Maya Angelou at the memorial service for Odetta, February 4, 2009
Photo by Frank Beacham
Maya Angelou was born 93 years ago today.
A poet and novelist, Angelou was born as Marguerite Johnson in St. Louis. Her parents divorced when she was three, and she and her brother went to live with their grandmother in Stamps, Arkansas. When she was eight, she was raped by her mother’s boyfriend. When she revealed what happened, her uncles kicked the culprit to death.
Frightened by the power of her own tongue, Angelou chose not to speak for the next five years. From this quiet beginning emerged a young woman who sang, danced and recorded poetry. After moving to San Francisco with her mother and brother in 1940, Angelou began taking dance lessons, eventually auditioning for professional theater.

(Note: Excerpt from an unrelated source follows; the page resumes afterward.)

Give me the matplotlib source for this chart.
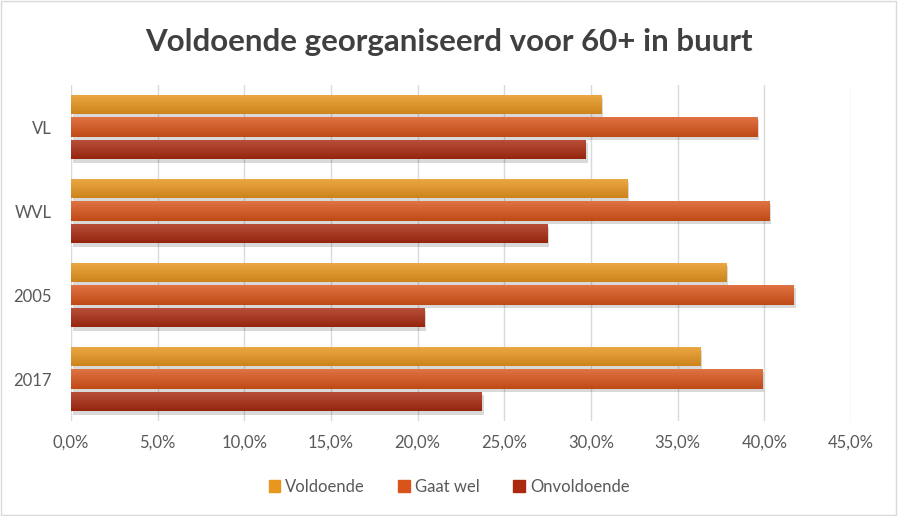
import numpy as np
import matplotlib.pyplot as plt
from matplotlib.colors import to_rgb
from matplotlib.patches import Rectangle

# data
categories = ['VL', 'WVL', '2005', '2017']
series = ['Voldoende', 'Gaat wel', 'Onvoldoende']
voldoende = [30.6, 32.1, 37.8, 36.3]
gaat_wel = [39.6, 40.3, 41.7, 39.9]
onvoldoende = [29.7, 27.5, 20.4, 23.7]
xticks = [0, 5, 10, 15, 20, 25, 30, 35, 40, 45]

colors = ['#E8961E', '#D9541A', '#AA2A10']
values = [voldoende, gaat_wel, onvoldoende]

plt.rcParams['font.family'] = ['Lato', 'DejaVu Sans']

fig = plt.figure(figsize=(8.98, 5.16), dpi=100)
ax = fig.add_axes([71 / 898, 1 - 421 / 516, 780 / 898, 336 / 516])

y = np.arange(len(categories))
offsets = [-0.268, 0.0, 0.268]
h = 0.235


def gradient_fill(ax, bar, color):
    # lighter top, darker bottom, like the office 3d-ish bars
    c = np.array(to_rgb(color))
    light = np.clip(c + (1 - c) * 0.18, 0, 1)
    dark = c * 0.88
    t = np.linspace(0, 1, 32)[:, None]
    grad = light * (1 - t) + dark * t
    img = grad[:, None, :]
    x0, y0 = bar.get_x(), bar.get_y()
    w, hh = bar.get_width(), bar.get_height()
    im = ax.imshow(img, extent=(x0, x0 + w, y0 + hh, y0), aspect='auto',
                   zorder=3, interpolation='bilinear')
    im.set_clip_path(bar)


for i, (name, vals) in enumerate(zip(series, values)):
    # shadow
    for yy, v in zip(y + offsets[i], vals):
        ax.add_patch(Rectangle((0.1, yy - h / 2 + 0.04), v, h,
                               color='#000000', alpha=0.15, lw=0, zorder=2))
    bars = ax.barh(y + offsets[i], vals, height=h, color=colors[i],
                   label=name, zorder=3)
    for b in bars:
        gradient_fill(ax, b, colors[i])

ax.set_xlim(0, 45)
ax.set_ylim(3.5, -0.5)
ax.set_yticks(y)
ax.set_yticklabels(categories)
ax.set_xticks(xticks)
ax.set_xticklabels([f'{t:.1f}%'.replace('.', ',') for t in xticks])
ax.tick_params(length=0, labelsize=12, colors='#595959', pad=10)
ax.tick_params(axis='y', pad=14)
ax.grid(axis='x', color='#D9D9D9', lw=1, zorder=0)
ax.set_axisbelow(True)
for s in ax.spines.values():
    s.set_visible(False)

fig.suptitle('Voldoende georganiseerd voor 60+ in buurt', y=0.945,
             fontsize=22.5, fontweight='bold', color='#404040')

handles = [Rectangle((0, 0), 1, 1, color=c) for c in colors]
fig.legend(handles, series, loc='center', bbox_to_anchor=(0.5, 1 - 487 / 516),
           ncol=3, frameon=False, fontsize=12, handlelength=0.7,
           handleheight=0.7, handletextpad=0.3, columnspacing=2.0,
           labelcolor='#595959')

fig.patches.append(Rectangle((0.001, 0.001), 0.997, 0.997, transform=fig.transFigure,
                             fill=False, edgecolor='#D9D9D9', lw=1))

fig.savefig('out.png', dpi=100)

However, her plans were put on hold when she had a son at age 16. She moved to San Diego, worked as a nightclub waitress, tangled with drugs and prostitution and danced in a strip club. Ironically, the strip club saved her career: She was discovered there by a theater group.

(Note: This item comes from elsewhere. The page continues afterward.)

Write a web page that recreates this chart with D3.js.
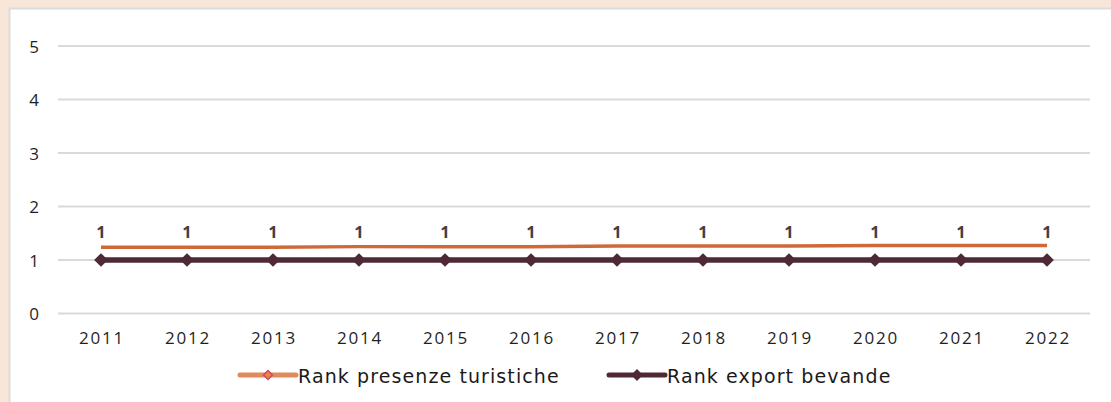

She auditioned for an international tour of Porgy and Bess and won a role. From 1954 to ’55, she toured 22 countries.
In 1959, she moved to New York, became friends with prominent Harlem writers and got involved with the civil rights movement. In 1961, she moved to Egypt with a boyfriend and edited for the Arab Observer.
After leaving her boyfriend, she headed to Ghana, where a car accident severely injured her son. While caring for him in Ghana, she took a job at the African Review, where she stayed for several years.
Her writing and personal development flourished under the African cultural renaissance that was taking place.
When she returned to the U.S., she began publishing her multivolume autobiography, starting with I Know Why the Caged Bird Sings. Four more volumes appeared during the next two decades, as well as several books of poetry.
In 1981, Angelou was appointed Professor of American Studies at Wake Forest University in Winston-Salem.
Angelou died on the morning of May 28, 2014. She was found by her nurse.
Although Angelou had reportedly been in poor health and had canceled recent scheduled appearances, she was working on another book, an autobiography about her experiences with national and world leaders.
During her memorial service at Wake Forest University, her son, Guy Johnson, stated that despite being in constant pain due to her dancing career and respiratory failure, she wrote four books during the last ten years of her life. He said, "She left this mortal plane with no loss of acuity and no loss in comprehension.”
In 2015, a United States Postal Service stamp was issued commemorating Maya Angelou with the Joan Walsh Anglund quote "A bird doesn’t sing because it has an answer, it sings because it has a song,” though the stamp mistakenly attributes the quote to Angelou. The quote is from Anglund's book of poem, A Cup of Sun (1967).